ZOMBIE STARTUPS

Context: 

Koo, the Indian social media platform that aimed to rival Twitter has shut down.This has brought the topic of zombie startups into limelight once again.

Background:

Tech startups once blessed with huge fundings are transforming into “zombies”.

Key takeaways: 

  1. Startups that raised a huge amount of money over the boom cycle but aren’t producing nearly enough revenue to justify the valuation are called ‘Zombie startups’.
  2. Or to define it another way, Zombie startups, also known as “walking dead” companies, are businesses that continue to operate despite being unprofitable or stagnant. A company might turn into a zombie because of multiple reasons:
  3. Lack of Funding: Zombie startups may have received initial funding but failed to secure follow-up investments.
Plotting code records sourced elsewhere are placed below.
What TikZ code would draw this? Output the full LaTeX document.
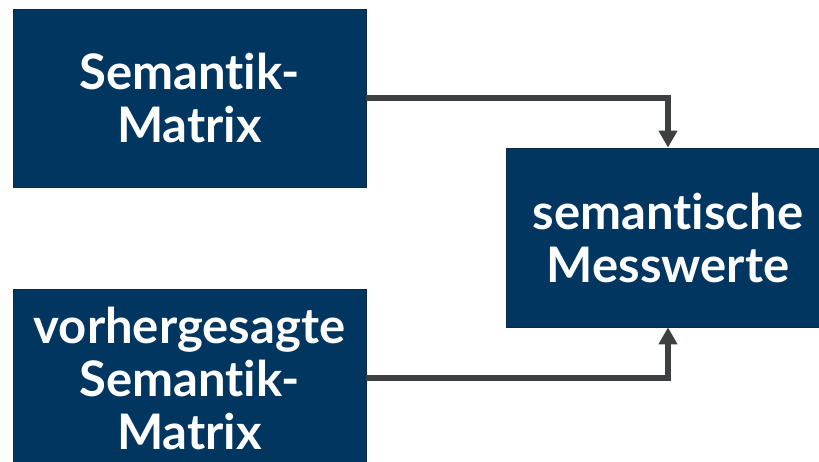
\documentclass[tikz,border=0pt]{standalone}
\usepackage{fontspec}
\setmainfont{Lato}[RawFeature={-liga;-dlig;-clig}]
\usetikzlibrary{arrows.meta}
\definecolor{boxblue}{HTML}{003660}
\definecolor{boxedge}{HTML}{0A2A48}
\definecolor{linkgray}{HTML}{3C4040}
\tikzset{
  block/.style={draw=boxedge, line width=0.8pt, fill=boxblue, text=white,
    align=center, inner sep=0pt,
    font=\fontsize{49}{53}\selectfont\bfseries},
  link/.style={draw=linkgray, line width=6pt,
    -{Triangle[width=18pt,length=17pt]}}
}
\begin{document}
\begin{tikzpicture}[x=1pt,y=-1pt]
  \useasboundingbox (0,0) rectangle (819,462);
  \node[block, minimum width=353pt, minimum height=178pt] (sm) at (189.5,98) {Semantik-\\Matrix};
  \node[block, minimum width=353pt, minimum height=178pt] (vs) at (189.5,378) {vorhergesagte\\Semantik-\\Matrix};
  \node[block, minimum width=324pt, minimum height=179pt] (mw) at (668,237.5) {semantische\\Messwerte};
  \draw[link] (sm.east) -| (mw.north);
  \draw[link] (vs.east) -| (mw.south);
\end{tikzpicture}
\end{document}
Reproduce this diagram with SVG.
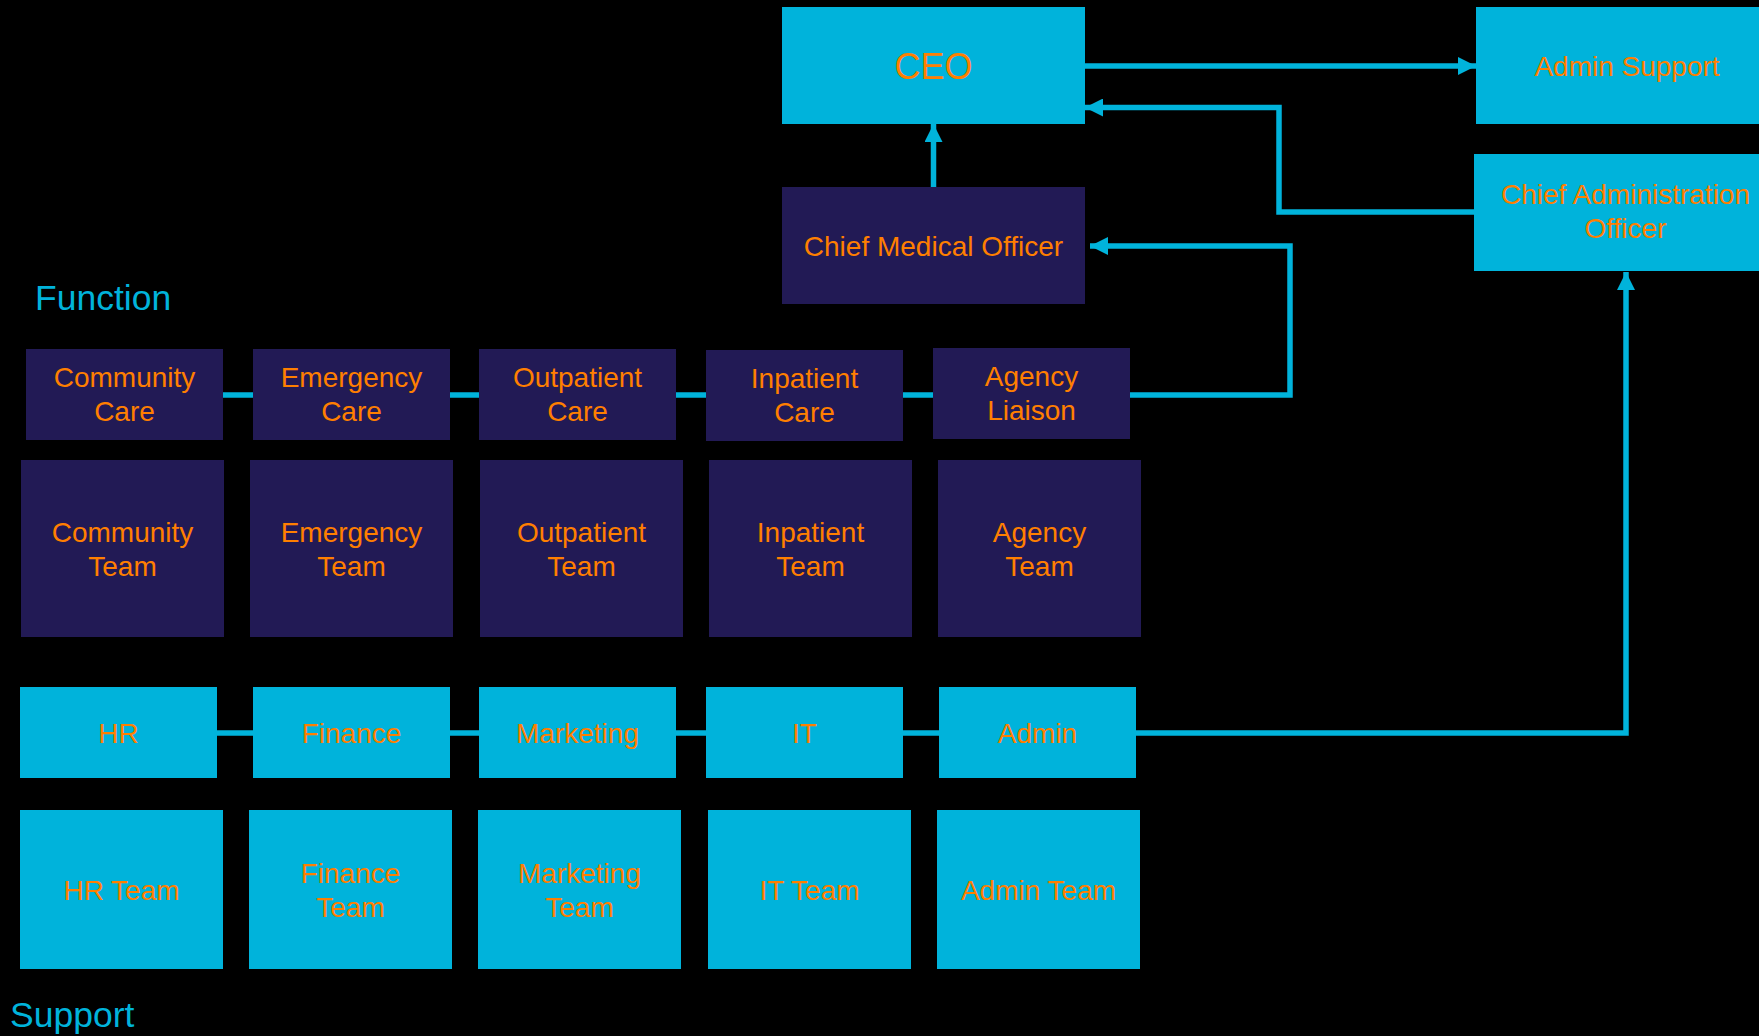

As a result, they struggle to grow and remain in a state of limbo.
  4. Ineffective Business Models: Some startups have flawed business models that prevent them from achieving sustainable growth. They may not address market needs or fail to adapt to changing conditions.
  5. Management Challenges: Poor leadership, mismanagement, or lack of strategic vision can turn a promising startup into a zombie. Without effective decision-making, they drift without purpose.
  6. Market Conditions: Economic downturns or industry-specific challenges can contribute to a startup’s zombification. When external factors hinder growth, companies may become zombies.